Vincent Cochetel : Forces et faiblesses. Je connais la frontière ténue entre la folie et la raison. J'ai exploré les confins de la solitude connus seulement de quelques-uns. Mais vous finissez toujours par trouver des ressources. C'est ce qui fait la beauté de l'humanité.

Adrian Edwards : Et vous trouvez encore que c'est utile d'être un travailleur humanitaire, malgré cette épreuve que vous avez traversée ?

Vincent Cochetel : Oh oui, car aussi longtemps que vous pensez pouvoir agir concrètement de quelque manière que ce soit au bénéfice des réfugiés, cela vaut le coup. J'ai passé de nombreuses années de ma vie dans cette organisation, cela aurait pu être une autre organisation, mais j'ai choisi celle-ci.
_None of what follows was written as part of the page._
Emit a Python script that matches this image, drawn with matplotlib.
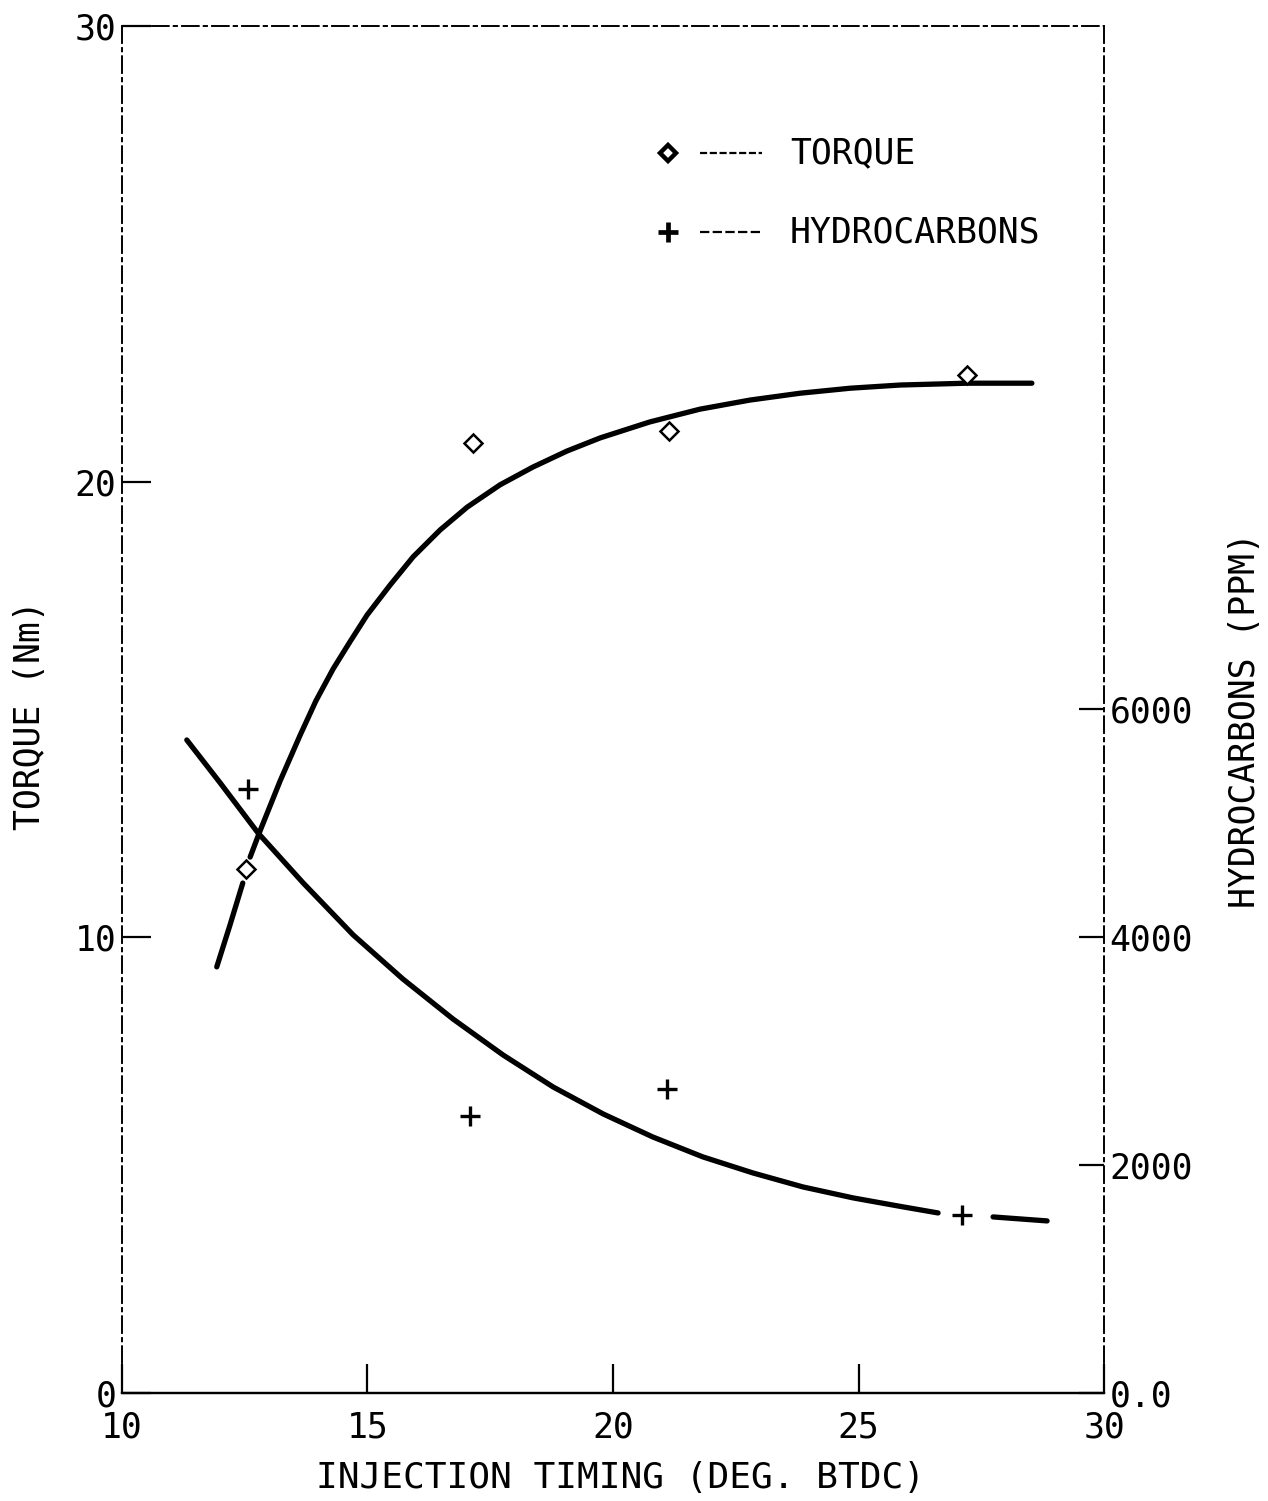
"""
torque_hc_plot.py
"""
import numpy as np
import matplotlib
matplotlib.use('Agg')
import matplotlib.pyplot as plt

plt.rcParams['font.family'] = ['DejaVu Sans Mono']
# ------------------------Measured points---------------------------------------
timing_pts = [12.53, 17.15, 21.15, 27.2]           # deg BTDC
torque_pts = [11.5, 20.85, 21.1, 22.35]            # Nm
hc_timing_pts = [12.57, 17.09, 21.1, 27.1]
hc_pts = [5300, 2430, 2670, 1565]                  # ppm
# ------------------------Fitted curves (nan = pen lifted)---------------------
torque_fit_x = [11.93, 12.20, 12.46, np.nan, 12.61, 12.81, 13.22, 13.63, 13.95,
                14.30, 14.64, 14.99, 15.46, 15.93, 16.48, 17.03, 17.70, 18.37,
                19.06, 19.74, 20.75, 21.77, 22.79, 23.81, 24.83, 25.85, 27.21,
                28.53]
torque_fit_y = [9.35, 10.27, 11.19, np.nan, 11.76, 12.33, 13.43, 14.44, 15.19,
                15.89, 16.48, 17.07, 17.73, 18.35, 18.94, 19.44, 19.93, 20.32,
                20.67, 20.96, 21.31, 21.59, 21.79, 21.94, 22.05, 22.12, 22.16,
                22.16]
hc_fit_x = [11.32, 12.00, 12.77, 13.69, 14.71, 15.72, 16.74, 17.76, 18.78, 19.80,
            20.81, 21.83, 22.85, 23.87, 24.89, 25.91, 26.62, np.nan, 27.74, 28.84]
hc_fit_y = [5732, 5355, 4916, 4477, 4020, 3634, 3283, 2967, 2686, 2449,
            2247, 2072, 1931, 1808, 1712, 1633, 1580, np.nan, 1545, 1510]
# ------------------------Axis ticks--------------------------------------------
x_ticks = [10, 15, 20, 25, 30]
torque_ticks = [0, 10, 20, 30]
hc_ticks = [0, 2000, 4000, 6000]
hc_tick_labels = ['0.0', '2000', '4000', '6000']
# ------------------------------------------------------------------------------
fs = 25
fig = plt.figure(figsize=(12.68, 15.01), dpi=100)
ax = fig.add_axes([0.0962, 0.0720, 0.7745, 0.9107])
ax2 = ax.twinx()

ax.plot(torque_fit_x, torque_fit_y, color='black', lw=3.8,
        solid_capstyle='round', solid_joinstyle='round')
ax.plot(timing_pts, torque_pts, ls='none', marker='D', ms=9, mfc='white',
        mec='black', mew=1.8, zorder=5)
ax2.plot(hc_fit_x, hc_fit_y, color='black', lw=3.8,
         solid_capstyle='round', solid_joinstyle='round')
ax2.plot(hc_timing_pts, hc_pts, ls='none', marker='+', ms=14, mec='black',
         mew=2.4, zorder=5)

ax.set_xlim(10, 30)
ax.set_ylim(0, 30)
ax2.set_ylim(0, 12000)

ax.set_xticks(x_ticks)
ax.set_yticks(torque_ticks)
ax2.set_yticks(hc_ticks)
ax2.set_yticklabels(hc_tick_labels)

ax.tick_params(axis='both', direction='in', length=21, width=1.6, labelsize=fs,
               top=False, right=False)
ax.tick_params(axis='x', pad=13)
ax.tick_params(axis='y', pad=4)
ax2.tick_params(axis='y', direction='in', length=18, width=1.6, labelsize=fs, pad=4)

# plotter-style frame
for a in (ax, ax2):
    for side in ('left', 'top', 'right'):
        a.spines[side].set_linestyle((0, (10, 3, 2, 3)))
        a.spines[side].set_linewidth(1.2)
    a.spines['bottom'].set_linewidth(1.6)

# key in the upper right
for yk, mk, ms, mew, ndash in [(0.907, 'D', 8, 3.2, (0, (3.2, 1.2))),
                                (0.849, '+', 14, 3.4, (0, (4.2, 1.5)))]:
    ax.plot([0.556], [yk], transform=ax.transAxes, marker=mk, ms=ms,
            mfc='white', mec='black', mew=mew, ls='none', clip_on=False)
    ax.plot([0.589, 0.652], [yk, yk], transform=ax.transAxes, color='black',
            lw=1.6, ls=ndash)
ax.text(0.680, 0.907, 'TORQUE', transform=ax.transAxes, fontsize=fs,
        va='center', ha='left')
ax.text(0.680, 0.849, 'HYDROCARBONS', transform=ax.transAxes, fontsize=fs,
        va='center', ha='left')

fig.text(0.489, 0.0153, 'INJECTION TIMING (DEG. BTDC)', fontsize=fs + 1,
         ha='center', va='center')
fig.text(0.0237, 0.5237, 'TORQUE (Nm)', fontsize=fs, rotation=90,
         ha='center', va='center')
fig.text(0.982, 0.520, 'HYDROCARBONS (PPM)', fontsize=fs, rotation=90,
         ha='center', va='center')

plt.savefig('out.png', dpi=100)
Je ne pense pas que cette année [1998] lorsque j'étais absent de l'organisation, en captivité, cela a été une année inutile. Je pense que j'ai beaucoup appris, et si je peux partager un peu de cette expérience avec les collègues, c'est une valeur ajoutée pour toute l'organisation et les collègues qui servent dans des lieux d'affectation aussi dangereux.